You hit the nail on the head. Luigi Zingales at Chicago has done some interesting work on this, but he didn't look at mergers. I believe that his work shows (perhaps intuitively) that a buyer will not pay in open market purchases a premium for any shares beyond majority voting power because there is little incremental benefit beyond that point. If you look at empirical evidence for mergers, however, whenever the high-vote class receives a premium, then in almost all situations the entire high-vote holders get it (i.e., no price differentiation within the class, only class-to-class). It bears noting that price discrimination (which you noted was permitted in the context of poison pills) is also permissible as a general matter in mergers. As Bill Allen explained, “So if the law were to be unyielding that there never could be discrimination between shareholders holding the same security, then you might encounter situations in which no transaction could be done at all. And it is not in the social interest… to have a rule that prevents efficient transactions….” In re Times Mirror Co. S’holders Litig., 1994 WL 1753202, at *2.
As you note, the board is in an interesting situation if they are asked to pay a control premium to the controlling stockholder AND the other non-controlling high-vote holders. Should Dow Jones's board have agreed to a control premium for the Bancrofts paid pro rata to them only up to a majority of their voting power? What if, as was alleged in TCI, the controlling stockholder demanded that the only way he'd vote for the deal was that if all high-vote holders received the same premium shares? Does the board breach its duties by granting the controller's demands, notwithstanding it's still a great deal for all stockholders? Or has the controller somehow breached its fiduciary duties by making such a demand? All interesting questions that didn't get the treatment they deserved in TCI.
I agree completely that TCI was complicated by the interested-director aspect. In particular, the decision points out the difficulty in taking off one's director hat and just wearing a controlling stockholder hat to vote out of "whim or caprice," as the Delaware courts like to say.

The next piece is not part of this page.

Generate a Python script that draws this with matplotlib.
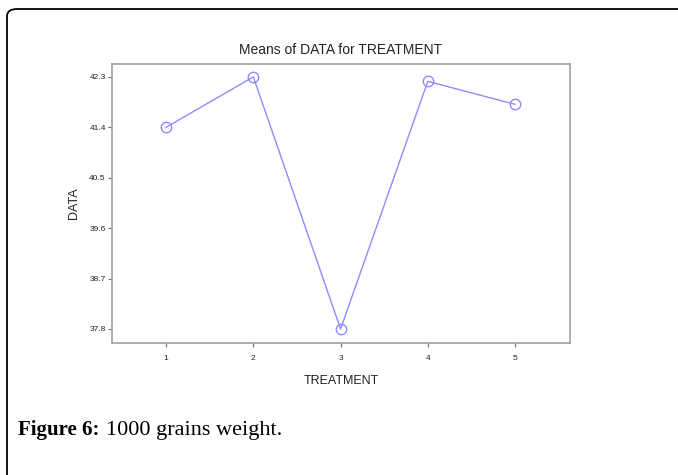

Interesting point regarding Sinclair. It would seem to work in a straight-forward sale of control and other going concern transactions. But in a merger, I think minority stockholders would argue that any control premium was a benefit to the controller at their expense (i.e., lower per share consideration). I think the courts would assume a premium is permissible, so they'd then have to determine whether the actual premium paid was excessive.... At the point, you lose the benefit of Sinclair's bright-line rule b/c the situation becomes very fact intensive.